**Information shown**.
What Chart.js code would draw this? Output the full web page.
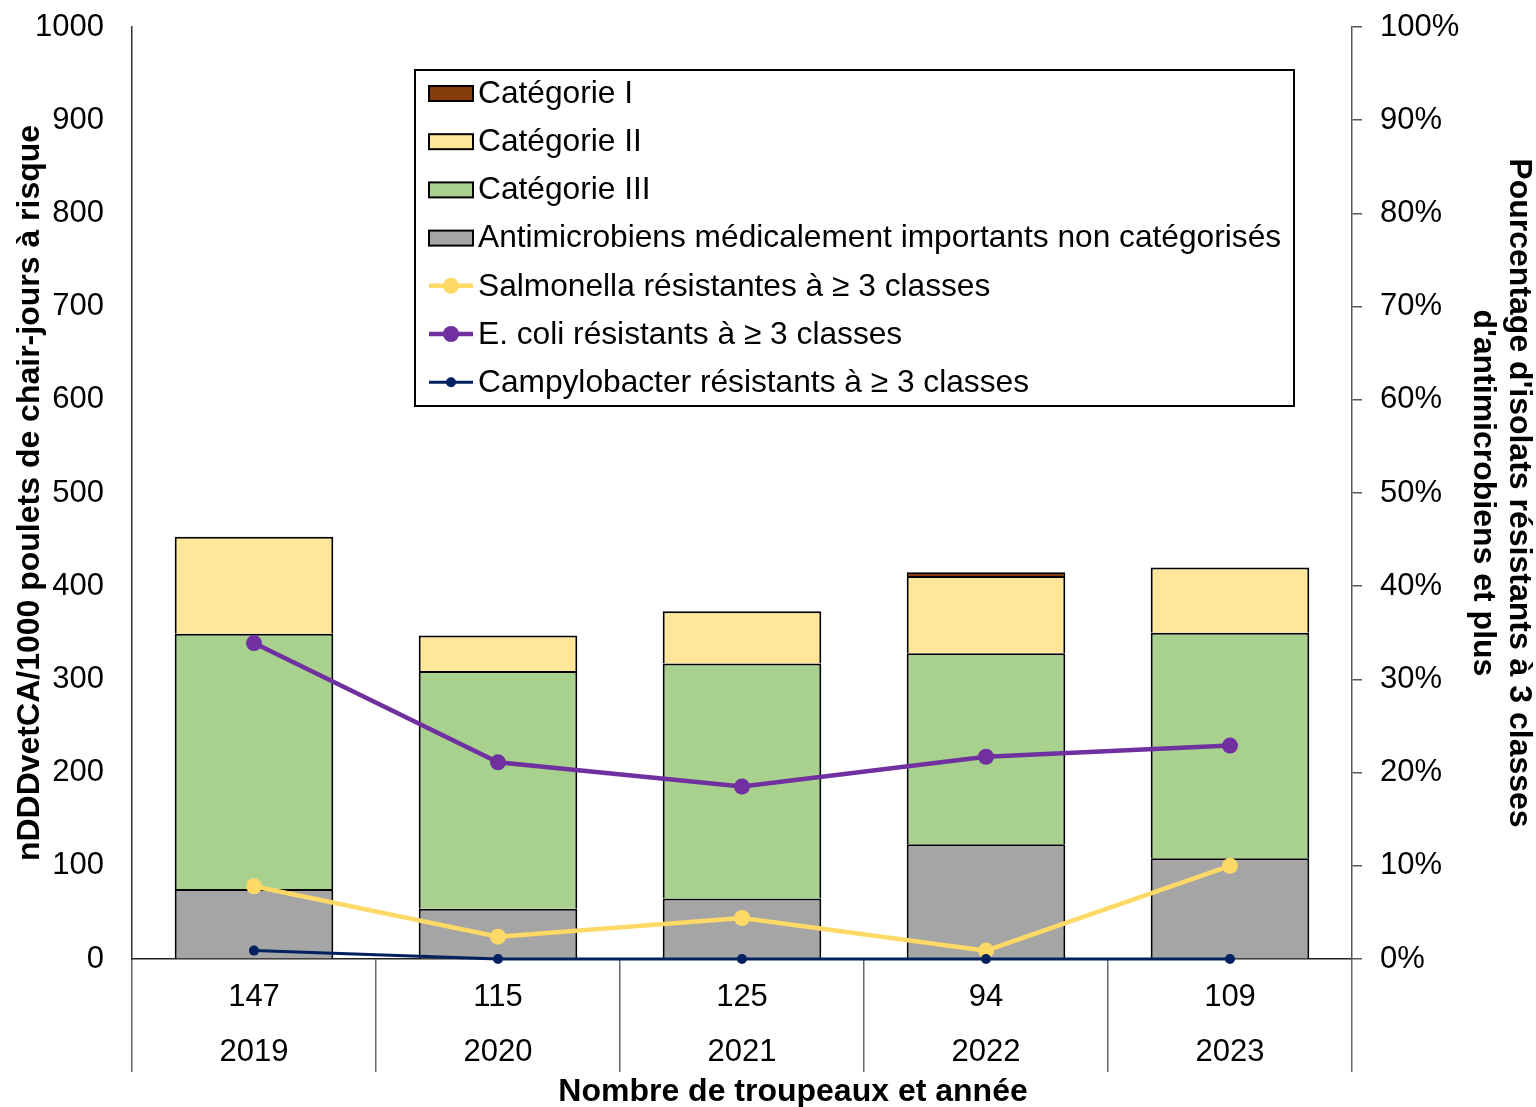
<!DOCTYPE html>
<html>
<head>
<meta charset="utf-8">
<script src="https://cdn.jsdelivr.net/npm/chart.js@4"></script>
<style>
  html, body { margin: 0; padding: 0; background: #fff; }
  #wrap { width: 1536px; height: 1107px; }
</style>
</head>
<body>
<div id="wrap"><canvas id="chart"></canvas></div>
<script>
// flock counts and years (two-line category labels)
const flocks = ['147', '115', '125', '94', '109'];
const years = ['2019', '2020', '2021', '2022', '2023'];

// nDDDvetCA/1000 broiler chicken-days at risk
const catI = [0, 0, 0, 4, 0];
const catII = [104, 38, 56, 83, 70];
const catIII = [274, 255, 252, 205, 242];
const nonCat = [75, 54, 65, 123, 108];

// % isolates resistant to >= 3 classes
const salmonella = [7.8, 2.4, 4.4, 0.9, 10.0];
const ecoli = [33.9, 21.1, 18.5, 21.7, 22.9];
const campylobacter = [0.9, 0, 0, 0, 0];

const FONT = '"Liberation Sans", Arial, sans-serif';
Chart.defaults.font.family = FONT;
Chart.defaults.color = '#000';

const labels = flocks.map((f, i) => [f, years[i]]);

const legendItems = [
  { text: 'Catégorie I', type: 'box', color: '#843C0C' },
  { text: 'Catégorie II', type: 'box', color: '#FFE699' },
  { text: 'Catégorie III', type: 'box', color: '#A9D18E' },
  { text: 'Antimicrobiens médicalement importants non catégorisés', type: 'box', color: '#A5A5A5' },
  { text: 'Salmonella résistantes à ≥ 3 classes', type: 'line', color: '#FFD966', r: 8, w: 4.5 },
  { text: 'E. coli résistants à ≥ 3 classes', type: 'line', color: '#7030A0', r: 8, w: 4.5 },
  { text: 'Campylobacter résistants à ≥ 3 classes', type: 'line', color: '#002060', r: 5, w: 3 }
];

// legend box drawn inside the plot area
const boxLegend = {
  id: 'boxLegend',
  afterDatasetsDraw(chart) {
    const ctx = chart.ctx;
    const a = chart.chartArea;
    const x0 = a.left + 283, y0 = a.top + 43, w = 879, h = 336;
    ctx.save();
    ctx.fillStyle = '#fff';
    ctx.fillRect(x0, y0, w, h);
    ctx.strokeStyle = '#000';
    ctx.lineWidth = 2;
    ctx.strokeRect(x0, y0, w, h);
    ctx.font = '31.7px ' + FONT;
    ctx.textBaseline = 'middle';
    legendItems.forEach((it, i) => {
      const cy = y0 + 23 + i * 48.2;
      const sx = x0 + 14;
      if (it.type === 'box') {
        ctx.fillStyle = it.color;
        ctx.fillRect(sx, cy - 7, 44, 15);
        ctx.lineWidth = 2;
        ctx.strokeStyle = '#000';
        ctx.strokeRect(sx, cy - 7, 44, 15);
      } else {
        ctx.strokeStyle = it.color;
        ctx.lineWidth = it.w;
        ctx.beginPath();
        ctx.moveTo(sx, cy);
        ctx.lineTo(sx + 44, cy);
        ctx.stroke();
        ctx.fillStyle = it.color;
        ctx.beginPath();
        ctx.arc(sx + 22, cy, it.r, 0, Math.PI * 2);
        ctx.fill();
      }
      ctx.fillStyle = '#000';
      ctx.textAlign = 'left';
      ctx.fillText(it.text, sx + 49, cy + 1);
    });
    ctx.restore();
  }
};

// x axis title, centred under the whole figure like the original
const xTitle = {
  id: 'xTitle',
  afterDraw(chart) {
    const ctx = chart.ctx;
    ctx.save();
    ctx.font = 'bold 32px ' + FONT;
    ctx.fillStyle = '#000';
    ctx.textAlign = 'center';
    ctx.textBaseline = 'middle';
    ctx.fillText('Nombre de troupeaux et année', chart.chartArea.left + 661, chart.height - 15);
    ctx.restore();
  }
};

const barDs = (label, data, color) => ({
  type: 'bar',
  label: label,
  data: data,
  backgroundColor: color,
  borderColor: '#000',
  // no outline for empty segments
  borderWidth: c => (c.raw ? 2 : 0),
  // the segment below already draws the shared edge
  borderSkipped: 'bottom',
  yAxisID: 'y',
  order: 2,
  barPercentage: 0.65,
  categoryPercentage: 1
});

const lineDs = (label, data, color, r, w) => ({
  type: 'line',
  label: label,
  data: data,
  borderColor: color,
  backgroundColor: color,
  borderWidth: w,
  pointRadius: r,
  pointHoverRadius: r,
  pointBorderWidth: 0,
  tension: 0,
  yAxisID: 'y1',
  order: 1,
  clip: false
});

const config = {
  data: {
    labels: labels,
    datasets: [
      barDs('Antimicrobiens médicalement importants non catégorisés', nonCat, '#A5A5A5'),
      barDs('Catégorie III', catIII, '#A9D18E'),
      barDs('Catégorie II', catII, '#FFE699'),
      barDs('Catégorie I', catI, '#843C0C'),
      lineDs('Campylobacter résistants à ≥ 3 classes', campylobacter, '#002060', 5, 3),
      lineDs('Salmonella résistantes à ≥ 3 classes', salmonella, '#FFD966', 8, 4.5),
      lineDs('E. coli résistants à ≥ 3 classes', ecoli, '#7030A0', 8, 4.5)
    ]
  },
  options: {
    responsive: true,
    maintainAspectRatio: false,
    animation: false,
    layout: { padding: { top: 27, right: 0, bottom: 0, left: 0 } },
    plugins: {
      legend: { display: false },
      tooltip: { enabled: false }
    },
    scales: {
      x: {
        stacked: true,
        offset: true,
        grid: {
          display: true,
          offset: true,
          drawOnChartArea: false,
          drawTicks: true,
          tickLength: 113,
          color: '#666',
          lineWidth: 1.5
        },
        border: { display: true, color: '#222', width: 1.5 },
        ticks: {
          font: { size: 31, lineHeight: 1.78 },
          padding: -102,
          maxRotation: 0,
          autoSkip: false
        },
        afterFit(s) { s.height = 148; }
      },
      y: {
        stacked: true,
        position: 'left',
        min: 0,
        max: 1000,
        grid: { display: true, drawOnChartArea: false, drawTicks: false },
        border: { display: true, color: '#333', width: 1.5 },
        ticks: { stepSize: 100, font: { size: 31 }, padding: 28, callback: v => String(v) },
        title: {
          display: true,
          text: 'nDDDvetCA/1000 poulets de chair-jours à risque',
          font: { size: 32, weight: 'bold' },
          padding: { top: 11, bottom: 0 }
        },
        afterFit(s) { s.width = 132; s.paddingTop = 0; s.paddingBottom = 0; }
      },
      y1: {
        position: 'right',
        min: 0,
        max: 100,
        grid: { display: true, drawOnChartArea: false, drawTicks: true, tickLength: 10, color: '#555', lineWidth: 1.5 },
        border: { display: true, color: '#555', width: 1.5 },
        ticks: { stepSize: 10, font: { size: 31 }, padding: 18, callback: v => v + '%' },
        title: {
          display: true,
          text: ["Pourcentage d'isolats résistants à 3 classes", "d'antimicrobiens et plus"],
          font: { size: 32, weight: 'bold', lineHeight: 1.1 },
          padding: { top: 0, bottom: 0 }
        },
        afterFit(s) { s.width = 184; s.paddingTop = 0; s.paddingBottom = 0; }
      }
    }
  },
  plugins: [boxLegend, xTitle]
};

new Chart(document.getElementById('chart'), config);
</script>
</body>
</html>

**Written exercise**.
Please write out all of the material above without changing a word, and omit any pictures.

**Answer in full**.
What Chart.js code would draw this? Output the full web page.
<!DOCTYPE html>
<html>
<head>
<meta charset="utf-8">
<script src="https://cdn.jsdelivr.net/npm/chart.js@4"></script>
<style>
  html, body { margin: 0; padding: 0; background: #fff; }
  #wrap { width: 1536px; height: 1107px; }
</style>
</head>
<body>
<div id="wrap"><canvas id="chart"></canvas></div>
<script>
// flock counts and years (two-line category labels)
const flocks = ['147', '115', '125', '94', '109'];
const years = ['2019', '2020', '2021', '2022', '2023'];

// nDDDvetCA/1000 broiler chicken-days at risk
const catI = [0, 0, 0, 4, 0];
const catII = [104, 38, 56, 83, 70];
const catIII = [274, 255, 252, 205, 242];
const nonCat = [75, 54, 65, 123, 108];

// % isolates resistant to >= 3 classes
const salmonella = [7.8, 2.4, 4.4, 0.9, 10.0];
const ecoli = [33.9, 21.1, 18.5, 21.7, 22.9];
const campylobacter = [0.9, 0, 0, 0, 0];

const FONT = '"Liberation Sans", Arial, sans-serif';
Chart.defaults.font.family = FONT;
Chart.defaults.color = '#000';

const labels = flocks.map((f, i) => [f, years[i]]);

const legendItems = [
  { text: 'Catégorie I', type: 'box', color: '#843C0C' },
  { text: 'Catégorie II', type: 'box', color: '#FFE699' },
  { text: 'Catégorie III', type: 'box', color: '#A9D18E' },
  { text: 'Antimicrobiens médicalement importants non catégorisés', type: 'box', color: '#A5A5A5' },
  { text: 'Salmonella résistantes à ≥ 3 classes', type: 'line', color: '#FFD966', r: 8, w: 4.5 },
  { text: 'E. coli résistants à ≥ 3 classes', type: 'line', color: '#7030A0', r: 8, w: 4.5 },
  { text: 'Campylobacter résistants à ≥ 3 classes', type: 'line', color: '#002060', r: 5, w: 3 }
];

// legend box drawn inside the plot area
const boxLegend = {
  id: 'boxLegend',
  afterDatasetsDraw(chart) {
    const ctx = chart.ctx;
    const a = chart.chartArea;
    const x0 = a.left + 283, y0 = a.top + 43, w = 879, h = 336;
    ctx.save();
    ctx.fillStyle = '#fff';
    ctx.fillRect(x0, y0, w, h);
    ctx.strokeStyle = '#000';
    ctx.lineWidth = 2;
    ctx.strokeRect(x0, y0, w, h);
    ctx.font = '31.7px ' + FONT;
    ctx.textBaseline = 'middle';
    legendItems.forEach((it, i) => {
      const cy = y0 + 23 + i * 48.2;
      const sx = x0 + 14;
      if (it.type === 'box') {
        ctx.fillStyle = it.color;
        ctx.fillRect(sx, cy - 7, 44, 15);
        ctx.lineWidth = 2;
        ctx.strokeStyle = '#000';
        ctx.strokeRect(sx, cy - 7, 44, 15);
      } else {
        ctx.strokeStyle = it.color;
        ctx.lineWidth = it.w;
        ctx.beginPath();
        ctx.moveTo(sx, cy);
        ctx.lineTo(sx + 44, cy);
        ctx.stroke();
        ctx.fillStyle = it.color;
        ctx.beginPath();
        ctx.arc(sx + 22, cy, it.r, 0, Math.PI * 2);
        ctx.fill();
      }
      ctx.fillStyle = '#000';
      ctx.textAlign = 'left';
      ctx.fillText(it.text, sx + 49, cy + 1);
    });
    ctx.restore();
  }
};

// x axis title, centred under the whole figure like the original
const xTitle = {
  id: 'xTitle',
  afterDraw(chart) {
    const ctx = chart.ctx;
    ctx.save();
    ctx.font = 'bold 32px ' + FONT;
    ctx.fillStyle = '#000';
    ctx.textAlign = 'center';
    ctx.textBaseline = 'middle';
    ctx.fillText('Nombre de troupeaux et année', chart.chartArea.left + 661, chart.height - 15);
    ctx.restore();
  }
};

const barDs = (label, data, color) => ({
  type: 'bar',
  label: label,
  data: data,
  backgroundColor: color,
  borderColor: '#000',
  // no outline for empty segments
  borderWidth: c => (c.raw ? 2 : 0),
  // the segment below already draws the shared edge
  borderSkipped: 'bottom',
  yAxisID: 'y',
  order: 2,
  barPercentage: 0.65,
  categoryPercentage: 1
});

const lineDs = (label, data, color, r, w) => ({
  type: 'line',
  label: label,
  data: data,
  borderColor: color,
  backgroundColor: color,
  borderWidth: w,
  pointRadius: r,
  pointHoverRadius: r,
  pointBorderWidth: 0,
  tension: 0,
  yAxisID: 'y1',
  order: 1,
  clip: false
});

const config = {
  data: {
    labels: labels,
    datasets: [
      barDs('Antimicrobiens médicalement importants non catégorisés', nonCat, '#A5A5A5'),
      barDs('Catégorie III', catIII, '#A9D18E'),
      barDs('Catégorie II', catII, '#FFE699'),
      barDs('Catégorie I', catI, '#843C0C'),
      lineDs('Campylobacter résistants à ≥ 3 classes', campylobacter, '#002060', 5, 3),
      lineDs('Salmonella résistantes à ≥ 3 classes', salmonella, '#FFD966', 8, 4.5),
      lineDs('E. coli résistants à ≥ 3 classes', ecoli, '#7030A0', 8, 4.5)
    ]
  },
  options: {
    responsive: true,
    maintainAspectRatio: false,
    animation: false,
    layout: { padding: { top: 27, right: 0, bottom: 0, left: 0 } },
    plugins: {
      legend: { display: false },
      tooltip: { enabled: false }
    },
    scales: {
      x: {
        stacked: true,
        offset: true,
        grid: {
          display: true,
          offset: true,
          drawOnChartArea: false,
          drawTicks: true,
          tickLength: 113,
          color: '#666',
          lineWidth: 1.5
        },
        border: { display: true, color: '#222', width: 1.5 },
        ticks: {
          font: { size: 31, lineHeight: 1.78 },
          padding: -102,
          maxRotation: 0,
          autoSkip: false
        },
        afterFit(s) { s.height = 148; }
      },
      y: {
        stacked: true,
        position: 'left',
        min: 0,
        max: 1000,
        grid: { display: true, drawOnChartArea: false, drawTicks: false },
        border: { display: true, color: '#333', width: 1.5 },
        ticks: { stepSize: 100, font: { size: 31 }, padding: 28, callback: v => String(v) },
        title: {
          display: true,
          text: 'nDDDvetCA/1000 poulets de chair-jours à risque',
          font: { size: 32, weight: 'bold' },
          padding: { top: 11, bottom: 0 }
        },
        afterFit(s) { s.width = 132; s.paddingTop = 0; s.paddingBottom = 0; }
      },
      y1: {
        position: 'right',
        min: 0,
        max: 100,
        grid: { display: true, drawOnChartArea: false, drawTicks: true, tickLength: 10, color: '#555', lineWidth: 1.5 },
        border: { display: true, color: '#555', width: 1.5 },
        ticks: { stepSize: 10, font: { size: 31 }, padding: 18, callback: v => v + '%' },
        title: {
          display: true,
          text: ["Pourcentage d'isolats résistants à 3 classes", "d'antimicrobiens et plus"],
          font: { size: 32, weight: 'bold', lineHeight: 1.1 },
          padding: { top: 0, bottom: 0 }
        },
        afterFit(s) { s.width = 184; s.paddingTop = 0; s.paddingBottom = 0; }
      }
    }
  },
  plugins: [boxLegend, xTitle]
};

new Chart(document.getElementById('chart'), config);
</script>
</body>
</html>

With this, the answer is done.